Seattle has never won a Super Bowl and indeed is making only its second appearance in the big game. In 2006, when the team last appeared in the Super Bowl (and lost to the Pittsburgh Steelers), the GDP grew 2.7 percent.
Denver has lost the Super Bowl four times, with GDP growth averaging 3.8 percent in those four years.
Beyond the specific teams, the point spread—the size of the victory, or loss—may also be a factor in economic performance for the rest of 2014. Larger point spreads tend to be better for the economy.
When the point spread has been 10 points or less, as it has been in 16 games, the economy grew 2.4 percent on average. But in the 11 games when the point spread was 20 points or more, the economy grew an average of 3.5 percent per year. Nine of those games were won by NFC teams.
That said, in 1990—a game in which the San Francisco 49ers defeated the Broncos by 45 points, 55-10—the largest point spread in Super Bowl history, the economy grew just 1.9 percent.
When the AFC team is held to two touchdowns or less—as Denver has been three times—GDP growth averaged 3.7 percent.
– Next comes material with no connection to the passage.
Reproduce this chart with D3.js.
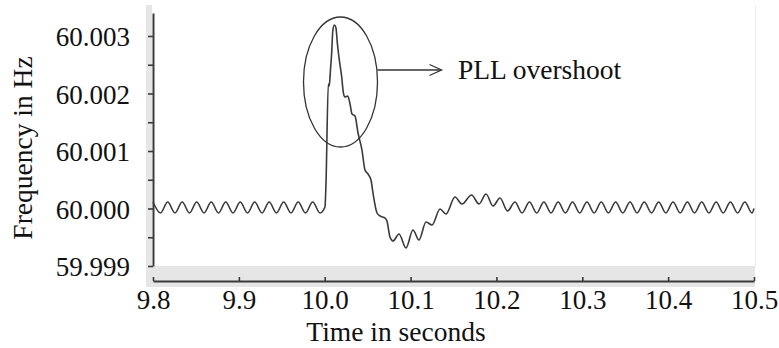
<!DOCTYPE html>
<html>
<head>
<meta charset="utf-8">
<script src="https://cdn.jsdelivr.net/npm/d3@7"></script>
<style>
  html, body { margin: 0; padding: 0; background: #fff; }
  svg { display: block; }
  svg text { font-family: "Liberation Serif", "Times New Roman", serif !important; fill: #111; }
</style>
</head>
<body>
<svg id="chart" width="779" height="348"></svg>
<script>
// Grid frequency around a PLL disturbance at t = 10.0 s
const timeSeconds = [
  9.8000, 9.8087, 9.8171, 9.8256, 9.8340, 9.8425, 9.8509, 9.8594, 9.8678, 9.8763,
  9.8847, 9.8932, 9.9016, 9.9101, 9.9184, 9.9270, 9.9353, 9.9438, 9.9522, 9.9607,
  9.9691, 9.9776, 9.9860, 9.9945,
  10.0003, 10.0015, 10.0042, 10.0053, 10.0067, 10.0081, 10.0094, 10.0112, 10.0131, 10.0147,
  10.0170, 10.0198, 10.0216, 10.0236, 10.0268, 10.0295, 10.0318, 10.0353, 10.0388, 10.0434,
  10.0469, 10.0504, 10.0539, 10.0562, 10.0609, 10.0644, 10.0702, 10.0725, 10.0760, 10.0795,
  10.0865, 10.0947, 10.1028, 10.1098, 10.1180, 10.1250, 10.1343, 10.1413, 10.1517, 10.1599,
  10.1710, 10.1797, 10.1879, 10.1960, 10.2042, 10.2129, 10.2216, 10.2298,
  10.2385, 10.2469, 10.2553, 10.2636, 10.2719, 10.2803, 10.2887, 10.2970, 10.3054, 10.3138,
  10.3221, 10.3304, 10.3388, 10.3472, 10.3556, 10.3638, 10.3722, 10.3806, 10.3890, 10.3973,
  10.4057, 10.4140, 10.4224, 10.4307, 10.4391, 10.4475, 10.4559, 10.4641, 10.4725, 10.4809,
  10.4893, 10.4977, 10.5000
];

const frequencyHz = [
  60.000113, 59.999922, 60.000113, 59.999922, 60.000113, 59.999922, 60.000113, 59.999922, 60.000113, 59.999922,
  60.000113, 59.999922, 60.000113, 59.999922, 60.000113, 59.999922, 60.000113, 59.999922, 60.000113, 59.999922,
  60.000113, 59.999922, 60.000113, 59.999922,
  60.000026, 60.000443, 60.002165, 60.002130, 60.002409, 60.002704, 60.003087, 60.003191, 60.003139, 60.002878,
  60.002583, 60.002287, 60.002026, 60.001939, 60.001957, 60.001817, 60.001643, 60.001609, 60.001313, 60.001017,
  60.000670, 60.000600, 60.000496, 60.000270, 59.999922, 59.999870, 59.999835, 59.999783, 59.999504, 59.999435,
  59.999557, 59.999313, 59.999626, 59.999452, 59.999765, 59.999713, 59.999991, 59.999904, 60.000200, 60.000078,
  60.000235, 60.000078, 60.000252, 60.000043, 60.000183, 59.999957, 60.000113, 59.999922,
  60.000113, 59.999922, 60.000113, 59.999922, 60.000113, 59.999922, 60.000113, 59.999922, 60.000113, 59.999922,
  60.000113, 59.999922, 60.000113, 59.999922, 60.000113, 59.999922, 60.000113, 59.999922, 60.000113, 59.999922,
  60.000113, 59.999922, 60.000113, 59.999922, 60.000113, 59.999922, 60.000113, 59.999922, 60.000113, 59.999922,
  60.000113, 59.999922, 60.000000
];

const xTickValues = [9.8, 9.9, 10.0, 10.1, 10.2, 10.3, 10.4, 10.5];
const yTickValues = [59.999, 59.9995, 60.000, 60.0005, 60.001, 60.0015, 60.002, 60.0025, 60.003];
const yTickLabels = ["59.999", "", "60.000", "", "60.001", "", "60.002", "", "60.003"];

const xTitle = "Time in seconds";
const yTitle = "Frequency in Hz";
const noteText = "PLL overshoot";

const serif = "'Liberation Serif', 'Times New Roman', serif";

const svg = d3.select("#chart");

const plot = { left: 153, right: 754, top: 13, bottom: 266, axisY: 281 };

const x = d3.scaleLinear().domain([9.8, 10.5]).range([plot.left, plot.right]);
const y = d3.scaleLinear().domain([59.999, 60.0034]).range([plot.bottom, plot.top]);

// light frame panels
svg.append("rect").attr("x", 146).attr("y", 5).attr("width", 6).attr("height", 282).attr("fill", "#e6e6e6");
svg.append("rect").attr("x", 146).attr("y", 266).attr("width", 609).attr("height", 21).attr("fill", "#e6e6e6");
svg.append("line").attr("x1", 755.5).attr("x2", 755.5).attr("y1", 5).attr("y2", 266)
  .attr("stroke", "#ededed").attr("stroke-width", 1);

// y axis
const yAxis = d3.axisLeft(y)
  .tickValues(yTickValues)
  .tickSize(5)
  .tickSizeOuter(0)
  .tickPadding(18)
  .tickFormat((d, i) => yTickLabels[i]);

const gy = svg.append("g").attr("transform", `translate(${plot.left},0)`).call(yAxis);
gy.attr("font-family", null).attr("font-size", null);
gy.select(".domain").attr("stroke", "#3a3a3a").attr("stroke-width", 2);
gy.selectAll(".tick line").attr("stroke", "#3a3a3a").attr("stroke-width", 1.6);
gy.selectAll(".tick text")
  .style("font-family", serif)
  .style("font-size", "27px")
  .attr("fill", "#111")
  .attr("dy", "0.36em");

// x axis
const xAxis = d3.axisBottom(x)
  .tickValues(xTickValues)
  .tickSize(-4)
  .tickSizeOuter(0)
  .tickPadding(8.5)
  .tickFormat(d3.format(".1f"));

const gx = svg.append("g").attr("transform", `translate(0,${plot.axisY})`).call(xAxis);
gx.attr("font-family", null).attr("font-size", null);
gx.select(".domain").attr("stroke", "#3a3a3a").attr("stroke-width", 2);
gx.selectAll(".tick line").attr("stroke", "#3a3a3a").attr("stroke-width", 1.6);
gx.selectAll(".tick text")
  .style("font-family", serif)
  .style("font-size", "27px")
  .attr("fill", "#111");

// frequency trace
const series = timeSeconds.map((t, i) => ({ t, f: frequencyHz[i] }));
const line = d3.line()
  .x(d => x(d.t))
  .y(d => y(d.f))
  .curve(d3.curveMonotoneX);

svg.append("path")
  .datum(series)
  .attr("fill", "none")
  .attr("stroke", "#3a3a3a")
  .attr("stroke-width", 1.6)
  .attr("stroke-linejoin", "round")
  .attr("d", line);

// annotation: ellipse around the spike, arrow and label
svg.append("ellipse")
  .attr("cx", 340.5).attr("cy", 82).attr("rx", 37).attr("ry", 65)
  .attr("fill", "none").attr("stroke", "#333").attr("stroke-width", 1.3);

svg.append("line")
  .attr("x1", 377.5).attr("x2", 441.5).attr("y1", 70).attr("y2", 70)
  .attr("stroke", "#333").attr("stroke-width", 1.3);
svg.append("polyline")
  .attr("points", "429.5,64.5 441.5,70 429.5,75.5")
  .attr("fill", "none").attr("stroke", "#333").attr("stroke-width", 1.3);

svg.append("text")
  .attr("x", 458).attr("y", 78.5)
  .style("font-family", serif)
  .style("font-size", "27.5px")
  .text(noteText);

// axis titles
svg.append("text")
  .attr("x", 396).attr("y", 341)
  .attr("text-anchor", "middle")
  .style("font-family", serif)
  .style("font-size", "27.5px")
  .text(xTitle);

svg.append("text")
  .attr("transform", "translate(32,148) rotate(-90)")
  .attr("text-anchor", "middle")
  .style("font-family", serif)
  .style("font-size", "27.5px")
  .text(yTitle);
</script>
</body>
</html>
When the AFC team scores 30 points or more—as Denver has twice—GDP growth averaged 3.4 percent.
In the 11 years when the NFC team scored 14 points or less, GDP growth averaged just 2.7 percent. But in the 17 years in which in the NFC team ran up 30 points or more, GDP growth averaged 3.2 percent. In the years in which the NFC team scored 50 or more points—the 1993 game in which Dallas beat Buffalo 52-17 and the 1990 San Francisco-Denver game—GDP growth averaged 2.3 percent.
High-scoring games, regardless of the winner, might be slightly better for the economy. In the eight years in which total points exceeded 60, the economy grew an average of 2.8 percent. In the 17 years in which the two teams scored fewer than 40 points, GDP growth averaged 2.6 percent.
Not being a football fan though, the number I’m looking at for the game on Sunday is 12: 12 days until pitchers and catchers report.